**Problem to solve:** Repeat the listing that follows, character for character, minus the pictures.
□ □ □ □ □ □ □
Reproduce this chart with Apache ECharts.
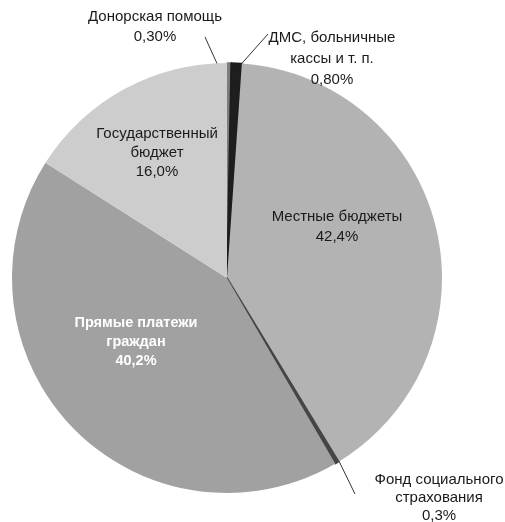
<!DOCTYPE html>
<html>
<head>
<meta charset="utf-8">
<script src="https://cdn.jsdelivr.net/npm/echarts@6/dist/echarts.min.js"></script>
<style>
  html, body { margin: 0; padding: 0; background: #fff; }
  #chart { width: 505px; height: 522px; }
</style>
</head>
<body>
<div id="chart"></div>
<script>
// источники финансирования, по часовой стрелке от 12 часов
var sliceNames = ['Донорская помощь', 'ДМС, больничные кассы и т. п.', 'Местные бюджеты',
    'Фонд социального страхования', 'Прямые платежи граждан', 'Государственный бюджет'];
var labelNames = ['Донорская помощь', 'ДМС, больничные\nкассы и т. п.', 'Местные бюджеты',
    'Фонд социального\nстрахования', 'Прямые платежи\nграждан', 'Государственный\nбюджет'];
// размеры секторов (подписи в оригинале стоят как есть)
var shares = [0.3, 0.8, 40.2, 0.3, 42.4, 16.0];
var shareLabels = ['0,30%', '0,80%', '42,4%', '0,3%', '40,2%', '16,0%'];
var sliceColors = ['#7e7e7e', '#1e1e1e', '#b3b3b3', '#454545', '#a1a1a1', '#cdcdcd'];

// положение подписей и выносок (в пикселях)
var labelPos = [
    { x: 155, y: 27, line: [[205, 37], [205, 37], [229, 90]] },
    { x: 332, y: 59, line: [[268, 34], [268, 34], [236, 70]] },
    { x: 337, y: 227 },
    { x: 439, y: 498, line: [[355, 494], [355, 494], [337, 457]] },
    { x: 136, y: 342 },
    { x: 157, y: 153 }
];
var lineHeights = [20, 21, 20, 18, 19, 19];

var chart = echarts.init(document.getElementById('chart'));

var data = shares.map(function (v, i) {
    var bold = i === 4;
    var thin = v < 1;
    return {
        name: sliceNames[i],
        value: v,
        // узкие секторы обводим своим же цветом, чтобы были видны как полоски
        itemStyle: {
            color: sliceColors[i],
            borderColor: sliceColors[i],
            borderWidth: thin ? 1.5 : 0
        },
        label: {
            formatter: labelNames[i] + '\n' + shareLabels[i],
            color: bold ? '#ffffff' : '#1a1a1a',
            fontWeight: bold ? 'bold' : 'normal',
            fontSize: bold ? 14.5 : 15,
            lineHeight: lineHeights[i]
        },
        labelLine: { show: !!labelPos[i].line }
    };
});

chart.setOption({
    animation: false,
    series: [{
        type: 'pie',
        center: [227, 278],
        radius: 215,
        startAngle: 90,
        clockwise: true,
        avoidLabelOverlap: false,
        label: {
            show: true,
            position: 'outside',
            fontFamily: 'Liberation Sans, Arial, sans-serif',
            fontSize: 15,
            align: 'center'
        },
        labelLine: {
            show: true,
            lineStyle: { color: '#333333', width: 1 }
        },
        labelLayout: function (params) {
            var p = labelPos[params.dataIndex];
            var out = { x: p.x, y: p.y, align: 'center', verticalAlign: 'middle' };
            if (p.line) {
                out.labelLinePoints = p.line;
            }
            return out;
        },
        emphasis: { disabled: true },
        data: data
    }]
});
</script>
</body>
</html>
□ □ □ □ □ □ □
**Expected answer:**
Reproduce this chart with Apache ECharts.
<!DOCTYPE html>
<html>
<head>
<meta charset="utf-8">
<script src="https://cdn.jsdelivr.net/npm/echarts@6/dist/echarts.min.js"></script>
<style>
  html, body { margin: 0; padding: 0; background: #fff; }
  #chart { width: 505px; height: 522px; }
</style>
</head>
<body>
<div id="chart"></div>
<script>
// источники финансирования, по часовой стрелке от 12 часов
var sliceNames = ['Донорская помощь', 'ДМС, больничные кассы и т. п.', 'Местные бюджеты',
    'Фонд социального страхования', 'Прямые платежи граждан', 'Государственный бюджет'];
var labelNames = ['Донорская помощь', 'ДМС, больничные\nкассы и т. п.', 'Местные бюджеты',
    'Фонд социального\nстрахования', 'Прямые платежи\nграждан', 'Государственный\nбюджет'];
// размеры секторов (подписи в оригинале стоят как есть)
var shares = [0.3, 0.8, 40.2, 0.3, 42.4, 16.0];
var shareLabels = ['0,30%', '0,80%', '42,4%', '0,3%', '40,2%', '16,0%'];
var sliceColors = ['#7e7e7e', '#1e1e1e', '#b3b3b3', '#454545', '#a1a1a1', '#cdcdcd'];

// положение подписей и выносок (в пикселях)
var labelPos = [
    { x: 155, y: 27, line: [[205, 37], [205, 37], [229, 90]] },
    { x: 332, y: 59, line: [[268, 34], [268, 34], [236, 70]] },
    { x: 337, y: 227 },
    { x: 439, y: 498, line: [[355, 494], [355, 494], [337, 457]] },
    { x: 136, y: 342 },
    { x: 157, y: 153 }
];
var lineHeights = [20, 21, 20, 18, 19, 19];

var chart = echarts.init(document.getElementById('chart'));

var data = shares.map(function (v, i) {
    var bold = i === 4;
    var thin = v < 1;
    return {
        name: sliceNames[i],
        value: v,
        // узкие секторы обводим своим же цветом, чтобы были видны как полоски
        itemStyle: {
            color: sliceColors[i],
            borderColor: sliceColors[i],
            borderWidth: thin ? 1.5 : 0
        },
        label: {
            formatter: labelNames[i] + '\n' + shareLabels[i],
            color: bold ? '#ffffff' : '#1a1a1a',
            fontWeight: bold ? 'bold' : 'normal',
            fontSize: bold ? 14.5 : 15,
            lineHeight: lineHeights[i]
        },
        labelLine: { show: !!labelPos[i].line }
    };
});

chart.setOption({
    animation: false,
    series: [{
        type: 'pie',
        center: [227, 278],
        radius: 215,
        startAngle: 90,
        clockwise: true,
        avoidLabelOverlap: false,
        label: {
            show: true,
            position: 'outside',
            fontFamily: 'Liberation Sans, Arial, sans-serif',
            fontSize: 15,
            align: 'center'
        },
        labelLine: {
            show: true,
            lineStyle: { color: '#333333', width: 1 }
        },
        labelLayout: function (params) {
            var p = labelPos[params.dataIndex];
            var out = { x: p.x, y: p.y, align: 'center', verticalAlign: 'middle' };
            if (p.line) {
                out.labelLinePoints = p.line;
            }
            return out;
        },
        emphasis: { disabled: true },
        data: data
    }]
});
</script>
</body>
</html>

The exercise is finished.